The remaining board member, Rachael Sedgwick, said she’s glad the “clearly racist” law was found unconstitutional. But she feels the MAS program had some serious problems, and she doesn’t want TUSD to return to the days where it was constantly under a microscope for its controversial courses.
Sedgwick said she recognizes the value of MAS or courses like it. But eventually, she would like the district to move away from specific “culturally relevant courses” and incorporate culturally relevant material into all classes.
Complicating the issue is that the board will have to take into account the wishes of the plaintiffs in the desegregation order.
Sylvia Campoy, a representative for the Latino plaintiffs in the desegregation case, said in an email that they are hopeful the court order will serve as vindication for the MAS program, its teachers, administrator and supporters.
“I am as hopeful that the court order will infuse total support from the TUSD administration and Board for the Mexican American Culturally Relevant Pedagogy Department and its critical work in serving TUSD students,” she wrote in the email.

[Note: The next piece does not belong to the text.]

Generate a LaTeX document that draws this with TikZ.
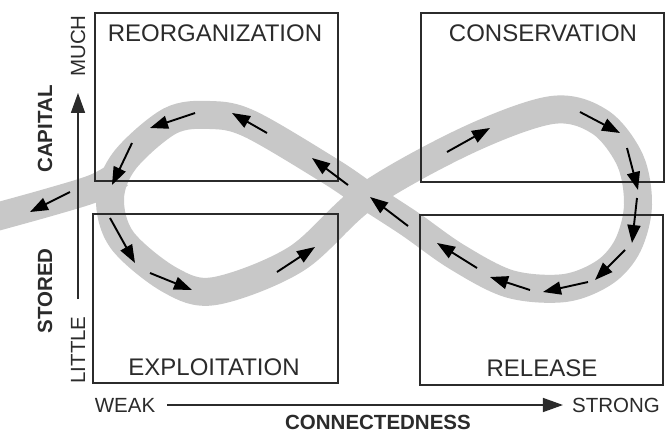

And the case still isn’t over. The state could appeal.
Superintendent of Public Instruction Diane Douglas, the defendant in the case, hasn’t spoken to the Attorney General’s Office about her options yet, according to her spokesman, Stefan Swiat.
But Douglas’ predecessor, John Huppenthal, the original defendant in the lawsuit, said he doesn’t expect her to appeal.
“In this climate, there’s not going to be an appeal that succeeds. And I don’t think an appeal necessarily would be the best thing,” Huppenthal said.
Also telling is that in Huppenthal’s final day in office, he issued a finding that declared TUSD’s culturally relevant courses illegal. Then, as one of her first acts of business after taking over the office, Douglas conducted an intensive 60-day audit of the program, and did an about-face from her predecessor, declaring them legal.